Honestly, the trend for meat seemed to be blood rare or shoeleather, and 
organ meats instead of being cooked rare or medium rare was cooked to 
shoeleather... unless you were jewish and or ethnic, and your family 
used the traditional recipes. You can stop now if you dont want the long 
version=)

I am *not* going to get into the discussion here that I was in on the 
SCA-Cooks list that was one of the final straws to me quitting the SCA, 
just sum it up as I consider people on this list to NOT be *typical* 
americans for one reason or another [speaking in re USAians...]

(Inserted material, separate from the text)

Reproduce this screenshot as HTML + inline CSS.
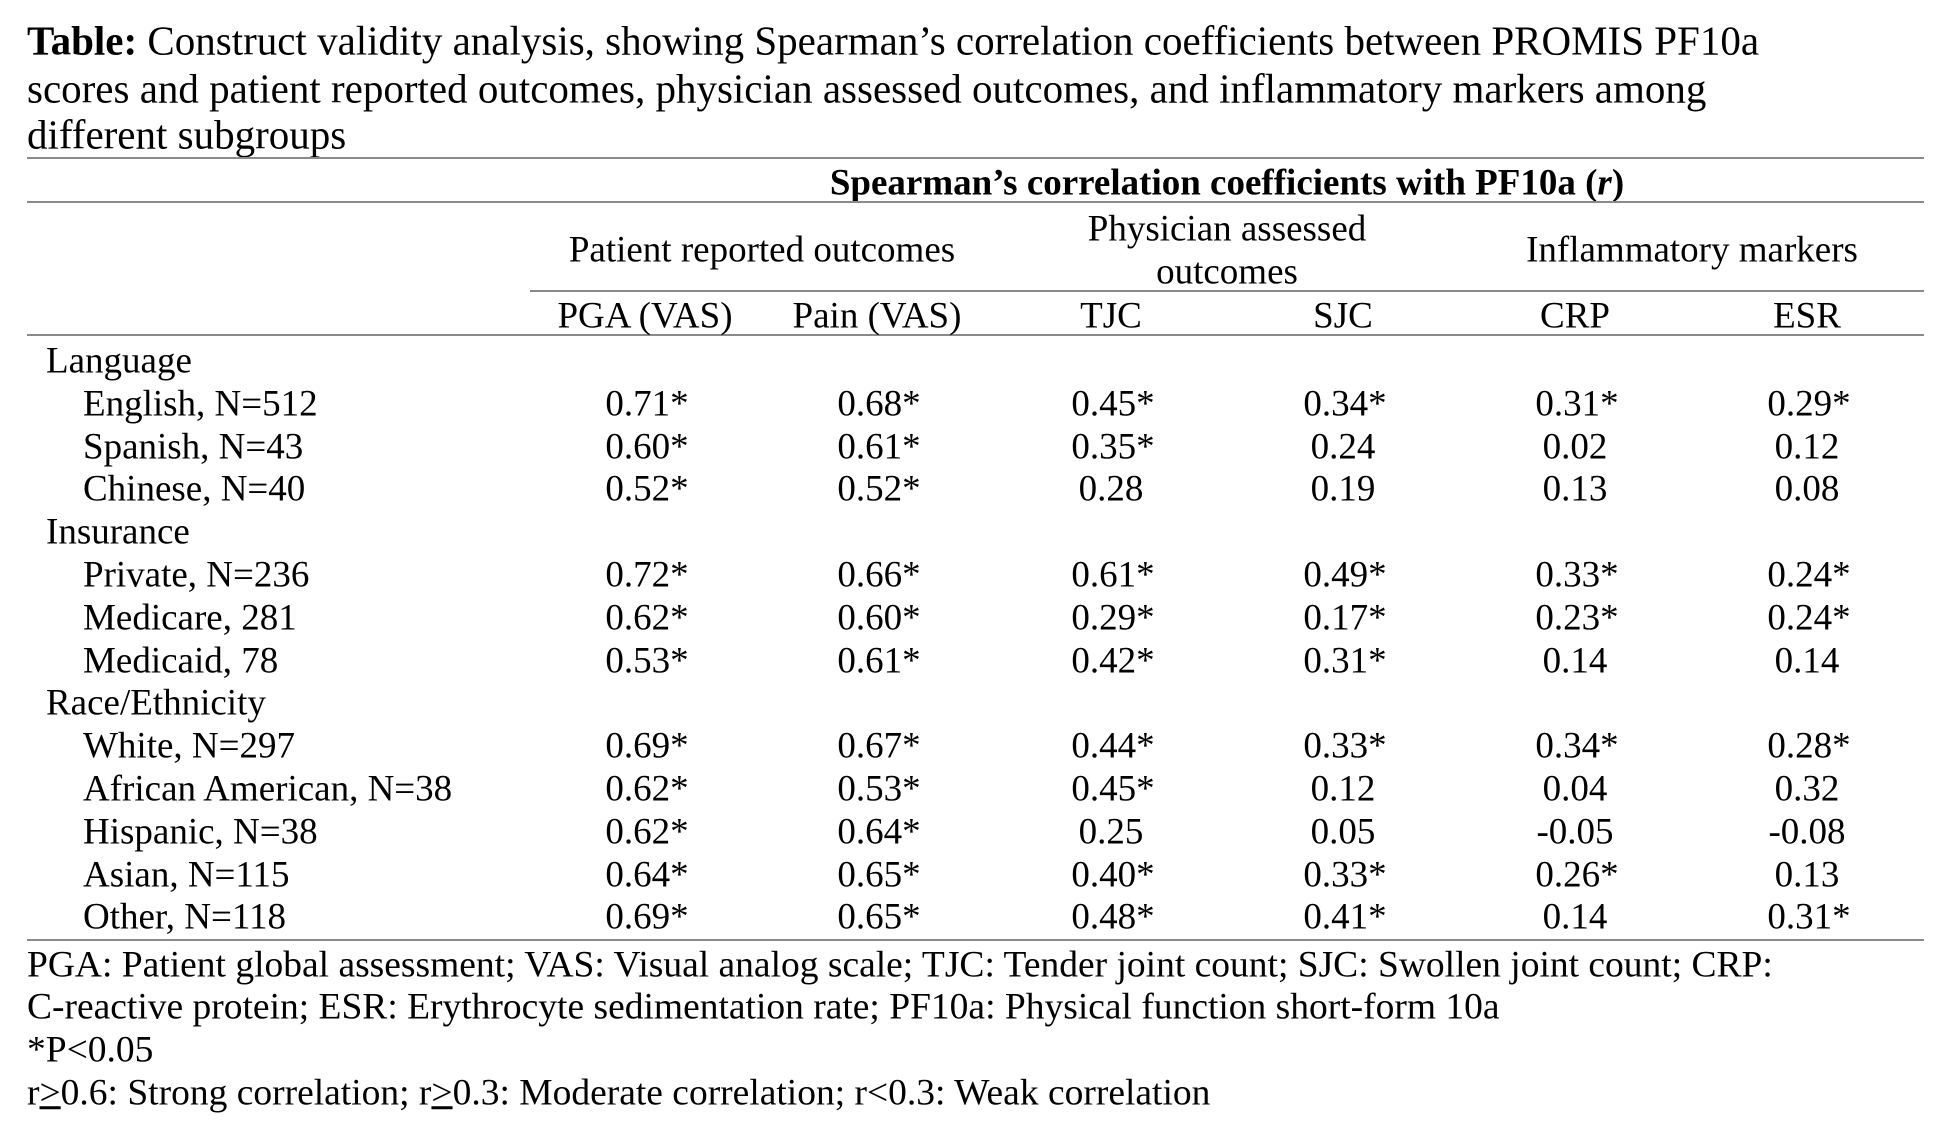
<!DOCTYPE html>
<html><head><meta charset="utf-8">
<style>
html,body{margin:0;padding:0;background:#fff;}
body{width:1946px;height:1136px;position:relative;overflow:hidden;font-family:"Liberation Serif",serif;color:#000;font-size:37px;}
.t{position:absolute;white-space:nowrap;line-height:1;}
.c{transform:translate(-50%,-50%);}
.l{transform:translateY(-50%);}
.ti{font-size:41px;}
.fn{font-size:37.5px;}
.hl{position:absolute;height:2px;background:#8a8a8a;}
</style></head><body>
<div class="t l ti" style="left:27px;top:41px"><b>Table:</b> Construct validity analysis, showing Spearman’s correlation coefficients between PROMIS PF10a</div>
<div class="t l ti" style="left:27px;top:89px">scores and patient reported outcomes, physician assessed outcomes, and inflammatory markers among</div>
<div class="t l ti" style="left:27px;top:135px">different subgroups</div>
<div class="hl" style="left:27px;width:1897px;top:157px"></div>
<div class="t c" style="left:1227px;top:183px;font-weight:bold">Spearman’s correlation coefficients with PF10a (<i>r</i>)</div>
<div class="hl" style="left:27px;width:1897px;top:201px"></div>
<div class="t c" style="left:762px;top:250px">Patient reported outcomes</div>
<div class="t c" style="left:1227px;top:229px">Physician assessed</div>
<div class="t c" style="left:1227px;top:272px">outcomes</div>
<div class="t c" style="left:1692px;top:250px">Inflammatory markers</div>
<div class="hl" style="left:530px;width:1394px;top:290px"></div>
<div class="hl" style="left:27px;width:1897px;top:334px"></div>
<div class="hl" style="left:27px;width:1897px;top:939px"></div>
<div class="t l fn" style="left:27px;top:965px">PGA: Patient global assessment; VAS: Visual analog scale; TJC: Tender joint count; SJC: Swollen joint count; CRP:</div>
<div class="t l fn" style="left:27px;top:1007px">C-reactive protein; ESR: Erythrocyte sedimentation rate; PF10a: Physical function short-form 10a</div>
<div class="t l fn" style="left:27px;top:1050px">*P&lt;0.05</div>
<div class="t l fn" style="left:27px;top:1093px">r<u>&gt;</u>0.6: Strong correlation; r<u>&gt;</u>0.3: Moderate correlation; r&lt;0.3: Weak correlation</div>
<script>
const columns=["PGA (VAS)","Pain (VAS)","TJC","SJC","CRP","ESR"];
const colX=[645,877,1111,1343,1575,1807];
const rowLabels=["Language","English, N=512","Spanish, N=43","Chinese, N=40","Insurance","Private, N=236","Medicare, 281","Medicaid, 78","Race/Ethnicity","White, N=297","African American, N=38","Hispanic, N=38","Asian, N=115","Other, N=118"];
const rowValues=[null,
["0.71*","0.68*","0.45*","0.34*","0.31*","0.29*"],
["0.60*","0.61*","0.35*","0.24","0.02","0.12"],
["0.52*","0.52*","0.28","0.19","0.13","0.08"],
null,
["0.72*","0.66*","0.61*","0.49*","0.33*","0.24*"],
["0.62*","0.60*","0.29*","0.17*","0.23*","0.24*"],
["0.53*","0.61*","0.42*","0.31*","0.14","0.14"],
null,
["0.69*","0.67*","0.44*","0.33*","0.34*","0.28*"],
["0.62*","0.53*","0.45*","0.12","0.04","0.32"],
["0.62*","0.64*","0.25","0.05","-0.05","-0.08"],
["0.64*","0.65*","0.40*","0.33*","0.26*","0.13"],
["0.69*","0.65*","0.48*","0.41*","0.14","0.31*"]];
function mk(txt,cls,x,y){const d=document.createElement('div');d.className='t '+cls;d.style.left=x+'px';d.style.top=y+'px';d.textContent=txt;document.body.appendChild(d);return d;}
columns.forEach((c,i)=>{const d=mk(c,'c',colX[i],316);

});
rowLabels.forEach((lab,r)=>{const y=361+r*42.8;const isGroup=rowValues[r]===null;
const d=mk(lab,'l',isGroup?46:83,y);


if(!isGroup){rowValues[r].forEach((v,i)=>{const x=colX[i]+(v.endsWith('*')?2:0);const e=mk(v,'c',x,y);

});}});
</script>
</body></html>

You see, clinical cooking is an american invention springing from the 
wellness fads of the 1800, and many young women were given books instead 
of traditional teaching - books on how to run your home efficiently and 
*hygenically* including dietary advice. I can sort of see where it came 
from, people at the time were rabidly into modernization, and much that 
was traditional was seen as old wives tale and superstition based [and 
much was, actually=)] So instead of a woman learning how to make a 
lovely batch of liver dumplings in soup, she would be told that she 
needed to take a slice of liver, cook the hell [and juices] out of it, 
and serve it with certainly 'scientifically chosen' portions of veggies. 
That is why most american meals are what in resteraunt terms are '3 
plops' or a slab of meat, 2 plops of veggies and 1 plop of starch 
[steak, green beans, carrots and mashed potatoes frex.] If you look at 
the prevalent cookbooks available in the US from 1880 to about 1955 they 
are what I call 'white bread american slop] based on this hygenic food 
idea...see if you can find in the library sometime things like 1930s 
editions of Fanny Farmer, Good Housekeeping, Boston Cooking School and 
similar cookbooks...

It wasnt until the 50s and the advent of even *more* convenience foods 
that this hygenic cooking started losing ground, and an influx of 
magazines aimed at women who through dint of WW2 needed to be gently 
recultured to leave the workplace and re-enter the housewife paradigm, 
and magazines like Good Housekeepimg, Women's Day and McCalls started 
flogging menu planning and recipes based not just on traditional 
american foods, but how to manage integrating convenience foods into the 
home kitchen, and the first real ehtnic cooking sort of leaked in by 
means of the integration of pacific cooking - how to cook chinese, 
polynesian and hawaiian in the home [ we were integrating hawaii into 
statehood, and more and more people were getting interested in eating 
out in restaraunts, and frequently were interested in recreating dishes 
at home...]

It wasn't really until the 60s and the acceptance of more nonconformist 
habits that ethnic cooking became acceptable, and cookbooks and 
magazines started reflecting this, integrating dishes and trying to keep 
the ethnic ingredients intact rather than making them sanitary and 
hygenica and bland enough to appeal to the vast whitebread conformists 
in the US. If you sort of want to see what I am speaking of, watch  'On 
A Clear Day You Can See Forever' with Barbra Streisand. She is engaged 
to a young man about to join 'corporate family america' of the 50s and 
early 60s...where they interviewed not just the man, but his wife and 
family had to conform to their corporate identity....very monolithic=) 
Julia Childs was one of the earlier cooking shows, and she was just 
classic french cuisine...but she was avidly into getting out the message 
that rare meat was a *good* thing, and seasoning with more than salt, 
pepper and parsley was a good thing=)
http://www.lileks.com/institute/gallery/index.html


-- 
--
For it's Tommy this, an' Tommy that, an' "Chuck him out, the brute!"
But it's "Saviour of 'is country," when the guns begin to shoot;
An' it's Tommy this, an' Tommy that, an' anything you please;
But Tommy ain't a bloomin' fool - you bet that Tommy sees!